My advice is to document all of your meetings with your supervisor and document your work and efforts to be a good employee. Employers can let you go in all states that are 'right to work' states with little or no reason, but if you're doing your best, have a good track record and are upfront, as you've been, there are legal guidelines employers must follow and letting you go or demoting you or simply being unsupportive are frowned up in the law. Problem is………you have to be proactive in protecting yourself (while tired and stressed from your medical situation). Doing that documentation made all the difference for me in the long run. I could have sued my employer and they know it and there are times I wish I had but my lawyer advised that the stress of that would be high and wouldn't help my recovery. I'm still angry and bitter about how I was treated but I'm ok with having moved on the best way I could to protect my overall health.
Please don't feel guilty or inadequate or bad about your performance at work. You're doing your best and employers need to adjust to health issues if they are decent people and if they are not, be prepared to document your side of the story.
Hugs

Tue, Sep 3 2:46pm · Palliative Care: What is it? How do I get it? in Cancer: Managing Symptoms

I found the lack of any emotional support from our medical people during my breast cancer journey very disappointing. However, that's how I found the Mayo site and it's been a real blessing and help. To finally find someone who acknowledges that having cancer and now being a cancer caregiver is difficult and challenging has been uplifting. I tend to both act and be strong but underneath that is great fear and sadness that I'm sure is universal. When you act like you have it 'all together' doctors tend to think you do and don't offer much hand holding. As my husband and I face his cancer we have found that our world view on illness and death are somewhat different. I think it's important that my husband has the chance to talk to a counselor without me and then for me to talk with the counselor without the interference/noise of years of married life, I hope I can see my husband's point of view better and be better able to help him face this diagnosis. I'm a fix it, get it done, do whatever it takes kind of person with illness and he's a quality of life guy who is much more accepting of death……..this will help us work this out and I think we won't feel so alone and abandoned. My husband's difficult diagnosis of Cancer of Unknown Primary (which persists after 18 months) has been a whole new kind of stress.

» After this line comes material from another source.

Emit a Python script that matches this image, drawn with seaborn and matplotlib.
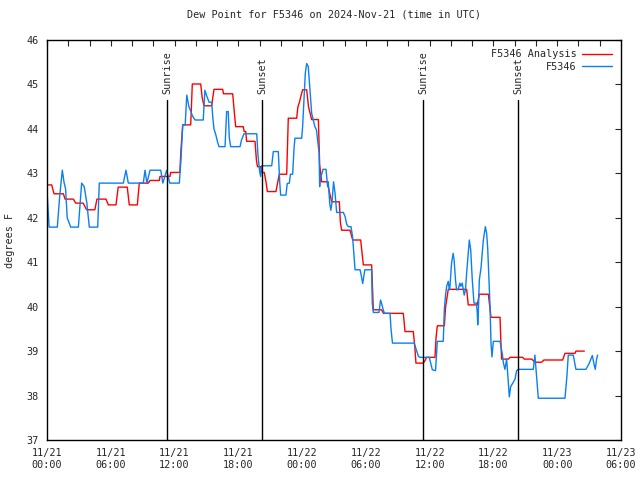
import pandas as pd
import numpy as np
import matplotlib
matplotlib.use("Agg")
import matplotlib.pyplot as plt
import matplotlib.dates as mdates
from matplotlib.lines import Line2D
import seaborn as sns

# hours after 2024-11-21 00:00 UTC, and dew point (F)
ana_h = [0.0, 0.44, 0.66, 1.54, 1.7, 2.48, 2.7, 3.4, 3.73, 4.5, 4.7, 5.55, 5.77, 6.49,
         6.7, 7.55, 7.74, 8.5, 8.68, 9.53, 9.69, 10.57, 10.63, 11.57, 11.63, 12.5, 12.6,
         12.77, 13.52, 13.67, 14.46, 14.6, 14.77, 15.49, 15.71, 16.53, 16.6, 17.47, 17.6,
         17.75, 18.47, 18.55, 18.7, 18.78, 19.57, 19.7, 19.8, 20.1, 20.2, 20.44, 20.6,
         20.73, 21.54, 21.7, 21.85, 22.55, 22.7, 23.49, 23.6, 23.75, 23.9, 24.05, 24.43,
         24.6, 24.9, 25.53, 25.65, 25.84, 26.37, 26.55, 26.78, 27.5, 27.6, 27.72, 28.5,
         28.76, 29.51, 29.76, 30.54, 30.7, 31.48, 31.65, 33.52, 33.68, 34.46, 34.6, 34.71,
         35.33, 35.5, 35.71, 36.5, 36.6, 36.72, 37.38, 37.5, 37.75, 39.48, 39.63, 40.48,
         40.67, 41.52, 41.77, 42.62, 42.7, 42.77, 43.4, 43.56, 44.75, 44.9, 45.6, 45.9,
         46.53, 46.75, 48.51, 48.73, 49.67, 49.76, 50.55]
ana_v = [42.74, 42.74, 42.54, 42.54, 42.42, 42.42, 42.33, 42.33, 42.18, 42.18, 42.42, 42.42,
         42.29, 42.29, 42.69, 42.69, 42.29, 42.29, 42.78, 42.78, 42.84, 42.84, 42.93, 42.93,
         43.02, 43.02, 43.52, 44.09, 44.09, 45.01, 45.01, 44.7, 44.52, 44.52, 44.89, 44.89,
         44.79, 44.79, 44.43, 44.05, 44.05, 43.94, 43.94, 43.72, 43.72, 43.3, 43.15, 43.15,
         43.02, 43.02, 42.81, 42.59, 42.59, 42.79, 42.98, 42.98, 44.24, 44.24, 44.49, 44.6,
         44.75, 44.88, 44.88, 44.5, 44.21, 44.21, 43.2, 42.81, 42.81, 42.6, 42.36, 42.36,
         41.89, 41.72, 41.72, 41.5, 41.5, 40.94, 40.94, 39.93, 39.93, 39.85, 39.85, 39.44,
         39.44, 39.1, 38.73, 38.73, 38.76, 38.86, 38.86, 39.3, 39.57, 39.57, 40.0, 40.39,
         40.39, 40.04, 40.04, 40.28, 40.28, 39.76, 39.76, 39.2, 38.82, 38.82, 38.86, 38.86,
         38.82, 38.82, 38.75, 38.75, 38.8, 38.8, 38.95, 38.95, 39.0, 39.0]

obs_h = [0.0, 0.1, 0.2, 0.97, 1.2, 1.44, 1.6, 1.75, 1.9, 2.23, 2.95, 3.26, 3.5, 3.75, 3.98,
         4.77, 4.92, 7.18, 7.43, 7.65, 9.06, 9.22, 9.4, 9.69, 10.7, 10.9, 11.26, 11.4, 11.55,
         12.45, 12.6, 12.77, 13.0, 13.15, 13.35, 13.52, 13.67, 13.92, 14.7, 14.85, 15.0,
         15.25, 15.49, 15.6, 15.71, 15.9, 16.03, 16.18, 16.75, 16.9, 17.05, 17.15, 17.28,
         18.16, 18.3, 18.53, 19.73, 19.85, 20.0, 20.1, 20.2, 21.14, 21.29, 21.76, 21.9,
         21.98, 22.48, 22.6, 22.8, 22.9, 23.11, 23.25, 23.33, 23.96, 24.05, 24.2, 24.3,
         24.43, 24.58, 24.67, 24.8, 24.9, 25.05, 25.2, 25.35, 25.45, 25.6, 25.65, 25.71,
         25.87, 25.96, 26.25, 26.4, 26.46, 26.55, 26.6, 26.7, 26.8, 26.96, 27.1, 27.25,
         27.88, 28.04, 28.2, 28.35, 28.6, 28.75, 28.82, 28.98, 29.45, 29.55, 29.7, 29.9,
         30.54, 30.6, 30.7, 31.23, 31.38, 31.48, 31.64, 31.75, 32.27, 32.36, 32.5, 34.55,
         34.7, 34.95, 35.09, 35.96, 36.1, 36.25, 36.55, 36.72, 37.28, 37.38, 37.5, 37.6,
         37.75, 37.85, 37.9, 38.06, 38.21, 38.3, 38.43, 38.53, 38.68, 38.84, 38.93, 39.06,
         39.25, 39.37, 39.48, 39.73, 39.86, 40.01, 40.17, 40.4, 40.48, 40.52, 40.58, 40.67,
         40.83, 40.95, 41.05, 41.24, 41.36, 41.46, 41.52, 41.58, 41.68, 41.77, 41.86, 41.99,
         42.62, 42.71, 42.84, 42.93, 43.08, 43.24, 43.4, 43.49, 43.62, 43.87, 44.03, 44.18,
         44.34, 45.75, 45.9, 46.22, 48.73, 48.9, 49.04, 49.51, 49.76, 50.7, 51.0, 51.3,
         51.45, 51.58, 51.7, 51.8]
obs_v = [42.6, 42.2, 41.79, 41.79, 42.5, 43.07, 42.8, 42.65, 42.0, 41.79, 41.79, 42.78, 42.7,
         42.33, 41.79, 41.79, 42.78, 42.78, 43.07, 42.78, 42.78, 43.07, 42.78, 43.07, 43.07,
         42.78, 43.07, 42.93, 42.78, 42.78, 43.3, 44.09, 44.09, 44.76, 44.5, 44.4, 44.3, 44.2,
         44.2, 44.87, 44.76, 44.6, 44.6, 44.25, 44.0, 43.85, 43.72, 43.6, 43.6, 44.39, 44.39,
         43.8, 43.6, 43.6, 43.75, 43.89, 43.89, 43.4, 43.05, 42.93, 43.17, 43.17, 43.49,
         43.49, 42.78, 42.51, 42.51, 42.77, 42.78, 42.98, 42.98, 43.6, 43.79, 43.79, 44.06,
         44.8, 45.25, 45.47, 45.4, 45.1, 44.7, 44.35, 44.2, 44.05, 43.98, 43.76, 43.46, 42.7,
         42.89, 43.0, 43.09, 43.09, 42.7, 42.81, 42.47, 42.32, 42.17, 42.32, 42.81, 42.55,
         42.12, 42.12, 42.03, 41.85, 41.8, 41.8, 41.57, 41.35, 40.83, 40.83, 40.72, 40.52,
         40.83, 40.83, 40.08, 39.87, 39.87, 40.15, 40.07, 39.92, 39.85, 39.85, 39.51, 39.18,
         39.18, 39.06, 38.88, 38.86, 38.86, 38.73, 38.58, 38.56, 39.22, 39.22, 39.94, 40.28,
         40.46, 40.57, 40.38, 40.42, 40.98, 41.2, 41.05, 40.6, 40.38, 40.38, 40.53, 40.46,
         40.53, 40.26, 40.38, 40.76, 41.5, 41.28, 40.6, 40.08, 40.08, 39.86, 39.59, 39.88,
         40.6, 40.87, 41.2, 41.5, 41.8, 41.65, 41.31, 40.98, 40.6, 40.0, 39.18, 38.87, 39.22,
         39.22, 39.1, 38.93, 38.74, 38.59, 38.82, 38.3, 37.97, 38.2, 38.3, 38.37, 38.56,
         38.59, 38.59, 38.91, 37.94, 37.94, 38.4, 38.91, 38.91, 38.59, 38.59, 38.72, 38.9,
         38.72, 38.59, 38.82, 38.91]

sun_h = [11.32, 20.23, 35.4, 44.34]
sun_lab = ["Sunrise", "Sunset", "Sunrise", "Sunset"]

t0 = pd.Timestamp("2024-11-21 00:00")
df = pd.concat([
    pd.DataFrame({"time": t0 + pd.to_timedelta(ana_h, unit="h"), "dew": ana_v,
                  "series": "F5346 Analysis"}),
    pd.DataFrame({"time": t0 + pd.to_timedelta(obs_h, unit="h"), "dew": obs_v,
                  "series": "F5346"}),
])
colors = {"F5346 Analysis": "#ff0000", "F5346": "#0a80f0"}

sns.set_style("white")
plt.rcParams["font.family"] = ["DejaVu Sans Mono"]
fs = 7.3

fig = plt.figure(figsize=(6.4, 4.8), dpi=100)
ax = fig.add_axes([47 / 640, 40 / 480, 574 / 640, 400 / 480])

sns.lineplot(data=df, x="time", y="dew", hue="series", palette=colors,
             hue_order=["F5346 Analysis", "F5346"], estimator=None, sort=False,
             linewidth=1.0, legend=False, ax=ax)

for h, lab in zip(sun_h, sun_lab):
    t = t0 + pd.Timedelta(hours=h)
    ax.plot([t, t], [37, 44.65], color="black", lw=1.0)
    ax.text(t, 44.78, lab, rotation=90, ha="center", va="bottom", fontsize=fs)

ax.set_xlim(t0, t0 + pd.Timedelta(hours=54))
ax.set_ylim(37, 46)
ax.set_yticks(np.arange(37, 47, 1))
ax.xaxis.set_major_locator(mdates.HourLocator(byhour=[0, 6, 12, 18]))
ax.xaxis.set_major_formatter(mdates.DateFormatter("%m/%d\n%H:%M"))
ax.xaxis.set_minor_locator(mdates.HourLocator(byhour=range(0, 24, 2)))
ax.tick_params(which="both", direction="in", top=True, right=True, length=4,
               width=0.8, labelsize=fs, pad=6)
for s in ax.spines.values():
    s.set_color("black")
    s.set_linewidth(1.0)

ax.set_xlabel("")
ax.set_ylabel("degrees F", fontsize=fs, labelpad=8)
ax.set_title("Dew Point for F5346 on 2024-Nov-21 (time in UTC)", fontsize=fs, pad=16)

handles = [Line2D([], [], color=colors["F5346 Analysis"], lw=1.0),
           Line2D([], [], color=colors["F5346"], lw=1.0)]
ax.legend(handles, ["F5346 Analysis", "F5346"], loc="upper right", frameon=False,
          markerfirst=False, fontsize=fs, handlelength=2.9, handletextpad=0.6,
          labelspacing=0.25, borderaxespad=0.5)

fig.savefig("out.png", dpi=100)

Tue, Sep 3 1:34pm · Palliative Care: What is it? How do I get it? in Cancer: Managing Symptoms

My husband was offered palliative care when he was diagnosed and that was a year ago. Unfortunately the team that does this for our insurance/doctors were very weak in explaining what that really was or what they could do. Just last week I finally got an answer and some support. The addition of palliative care is very important and helpful but the quality of the team providing it makes all the difference. I'm grateful to finally have found a social worker within the team who 'gets it' and is helping us get more support.